### What is asked
Leave out the pictures, and write out exactly the lines from the beginning of the material to the line holding "from matplotlib.patches import", that line included, and nothing else.

START

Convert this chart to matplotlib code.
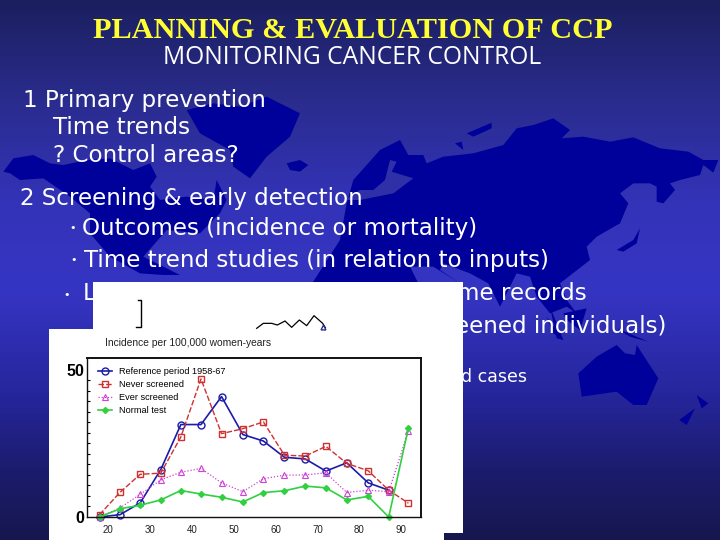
import numpy as np
import matplotlib
matplotlib.use("Agg")
import matplotlib.pyplot as plt
from matplotlib.colors import LinearSegmentedColormap
from matplotlib.patches import Polygon, Rectangle

# ---- chart data ----
ages = [18, 22.9, 27.7, 32.6, 37.4, 42.2, 47.1, 52.2, 57.1, 62.1, 67.1, 72, 77, 82.1, 87, 91.7]
reference = [0, 0.8, 4.8, 16.1, 31.4, 31.4, 40.9, 28, 25.8, 20.3, 19.7, 15.6, 18.4, 11.6, 9.1]
never = [0.8, 8.4, 14.5, 14.9, 27.2, 46.9, 28.3, 30, 32.3, 21, 20.7, 24, 18.2, 15.7, 9.1, 4.7]
ever = [0, 3.1, 7.7, 12.6, 15.2, 16.5, 11.6, 8.6, 13, 14.2, 14.3, 15, 8.3, 9.1, 8.6, 29.3]
normal = [0, 2.8, 4, 5.8, 9, 7.8, 6.7, 5.1, 8.3, 8.9, 10.5, 9.9, 5.8, 7, 0, 30.3]
x_ticks = [20, 30, 40, 50, 60, 70, 80, 90]
y_ticks = [0, 50]
series_names = ["Reference period 1958-67", "Never screened", "Ever screened", "Normal test"]
y_title = "Incidence per 100,000 women-years"

title = "PLANNING & EVALUATION OF CCP"
subtitle = "MONITORING CANCER CONTROL"
body_lines = [
    ("1 Primary prevention", 23, 100),
    ("Time trends", 53, 128),
    ("? Control areas?", 53, 156),
    ("2 Screening & early detection", 20, 199),
    ("Outcomes (incidence or mortality)", 82, 228),
    ("Time trend studies (in relation to inputs)", 84, 260),
    ("L", 83, 294),
]
bullets = [(73, 228), (74, 260), (67, 295)]
right_fragments = [("me records", 587, 294), ("eened individuals)", 666, 326), ("d cases", 527, 377)]

fig = plt.figure(figsize=(7.2, 5.4), dpi=100)
bg = fig.add_axes([0, 0, 1, 1])
bg.set_xlim(0, 720)
bg.set_ylim(540, 0)
bg.axis("off")

# ---- slide background ----
cmap = LinearSegmentedColormap.from_list("slide", [
    (0, "#1b1f5f"), (100 / 540, "#2a2c8e"), (200 / 540, "#3333b8"), (290 / 540, "#3535c4"),
    (400 / 540, "#25259a"), (470 / 540, "#1c1c6e"), (1, "#16174f")])
bg.imshow(np.linspace(0, 1, 540)[:, None], cmap=cmap, extent=[0, 720, 540, 0], aspect="auto", zorder=0)

MAP = "#00009a"
def z5(pts): return [(x / 3, 100 + y / 3) for x, y in pts]
def z6(pts): return [(360 + x / 3, 100 + y / 3) for x, y in pts]
def z4(pts): return [(440 + x / 3, 270 + y / 3) for x, y in pts]

land = [
    z5([(10,215),(40,175),(100,165),(150,190),(190,195),(260,180),(330,175),(400,210),(450,190),(470,230),
        (450,260),(480,300),(560,290),(640,300),(650,240),(680,300),(660,340),(600,400),(500,390),(430,470),
        (540,525),(490,525),(420,520),(330,470),(270,400),(270,340),(210,290),(130,235),(60,240),(30,220)]),
    z5([(560,30),(640,10),(720,20),(800,-10),(900,40),(870,110),(800,170),(750,235),(700,200),(690,150),(600,100)]),
    z5([(860,190),(900,180),(925,195),(900,215),(870,210)]),
    z6([(-20,240),(60,150),(120,120),(145,165),(190,165),(200,190),(250,170),(340,160),(430,135),(470,85),
        (520,75),(580,55),(630,90),(605,115),(670,110),(750,125),(820,112),(900,145),(985,155),(1030,180),
        (1075,180),(1060,218),(1030,195),(1020,225),(960,240),(930,250),(945,270),(910,310),(890,305),(890,260),
        (870,250),(820,250),(780,280),(805,310),(780,370),(710,410),(680,440),(690,480),(600,550),(620,600),
        (650,640),(620,620),(570,640),(530,590),(510,530),(470,520),(420,620),(385,550),(330,520),(250,490),
        (240,510),(300,550),(220,500),(150,500),(180,560),(-150,560),(-60,420),(-40,310)]),
    z6([(320,100),(395,68),(395,85),(340,110)]),
    z6([(285,130),(305,125),(310,150)]),
    z6([(840,385),(830,430),(790,455),(770,450),(820,420)]),
    z6([(610,640),(680,625),(660,690),(620,660)]),
    z6([(560,650),(610,720),(580,700)]),
    z4([(415,310),(470,260),(530,225),(555,250),(585,255),(590,225),(655,325),(620,405),(580,405),(530,365),(425,380)]),
    z4([(770,375),(805,400),(785,415)]),
    z4([(765,415),(740,465),(718,450)]),
    z4([(330,110),(370,210),(350,205)]),
    z4([(430,115),(400,175),(420,150)]),
    z4([(530,175),(625,215),(570,200)]),
]
for pts in land:
    bg.add_patch(Polygon(pts, closed=True, fc=MAP, ec="none", zorder=1))
# Baltic inlet
bg.add_patch(Polygon(z6([(-45,300),(0,270),(40,270),(75,240),(90,180),(110,185),(95,215),(160,235),(100,280),(0,300)]),
                     closed=True, fc="#2f2fa8", ec="none", zorder=1.1))

# ---- slide text ----
bg.text(352.5, 31, title, color="#ffff33", family="Liberation Serif", weight="bold",
        fontsize=21.8, ha="center", va="center", zorder=2)
bg.text(352, 57.5, subtitle, color="white", family="Open Sans", fontsize=17.7,
        ha="center", va="center", zorder=2)
for s, x, y in body_lines:
    bg.text(x, y, s, color="white", fontsize=16.6, ha="left", va="center", zorder=2)
for x, y in bullets:
    bg.text(x, y, "•", color="white", fontsize=8, ha="center", va="center", zorder=2)
for s, x, y in right_fragments:
    bg.text(x, y, s, color="white", fontsize=16.6 if s != "d cases" else 12.5, ha="right", va="center", zorder=2)

# ---- white pasted panels and chart fragments ----
bg.add_patch(Rectangle((93, 282), 370, 251, fc="white", ec="none", zorder=3))
bg.add_patch(Rectangle((49, 329), 395, 211, fc="white", ec="none", zorder=3))
bg.plot([138, 141, 141, 136], [300, 300, 327, 327], color="black", lw=1, zorder=4)
frag = [(650,115),(670,100),(695,100),(712,105),(735,93),(755,112),(778,90),(800,107),(822,77),(848,100),(856,113)]
bg.plot([40 + x / 3 for x, _ in frag], [290 + y / 3 for _, y in frag], color="black", lw=0.9, zorder=4)
bg.plot([323], [327], marker="^", ms=3.5, mfc="none", mec="#303090", zorder=4)
bg.text(105, 342.5, y_title, fontsize=7.4, color="#222222", va="center", zorder=4, family="Liberation Sans")

# ---- chart ----
ax = fig.add_axes([87 / 720, 23 / 540, 334 / 720, 159 / 540], facecolor="none", zorder=5)
ax.plot(ages[:len(reference)], reference, color="#1c1ca8", lw=1.2, marker="o", ms=5, mfc="none", mew=1,
        label=series_names[0], clip_on=False)
ax.plot(ages, never, color="#d03030", lw=1, ls=(0, (4, 1.5)), marker="s", ms=4.5, mfc="none", mew=1,
        label=series_names[1], clip_on=False)
ax.plot(ages, ever, color="#d040d8", lw=0.9, ls=(0, (1, 1.5)), marker="^", ms=4.5, mfc="none", mew=0.8,
        label=series_names[2], clip_on=False)
ax.plot(ages, normal, color="#30d040", lw=1.2, marker="D", ms=3, label=series_names[3], clip_on=False)

ax.set_xlim(15, 94.7)
ax.set_ylim(0, 54)
ax.set_xticks(x_ticks)
ax.set_yticks(y_ticks)
ax.set_yticks(np.linspace(0, 50, 15), minor=True)
ax.tick_params(axis="x", length=0, labelsize=7, pad=6, labelcolor="#222222")
ax.tick_params(axis="y", which="major", length=0, labelsize=11.5, pad=2)
ax.tick_params(axis="y", which="minor", direction="in", length=2, width=0.8)
for lab in ax.get_yticklabels():
    lab.set_fontweight("bold")
    lab.set_family("Liberation Sans")
for lab in ax.get_xticklabels():
    lab.set_family("Liberation Sans")
for sp in ax.spines.values():
    sp.set_linewidth(1.0)
    sp.set_color("#111111")
ax.spines["top"].set_linewidth(1.4)
ax.spines["right"].set_linewidth(1.4)
leg = ax.legend(loc="upper left", bbox_to_anchor=(0.015, 0.985), frameon=False,
                labelspacing=0.45, handlelength=1.5, handletextpad=0.7, borderpad=0.2,
                prop={"family": "Liberation Sans", "size": 6.6})
fig.savefig("out.png", dpi=100)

END

### Response
Convert this chart to matplotlib code.
import numpy as np
import matplotlib
matplotlib.use("Agg")
import matplotlib.pyplot as plt
from matplotlib.colors import LinearSegmentedColormap
from matplotlib.patches import Polygon, Rectangle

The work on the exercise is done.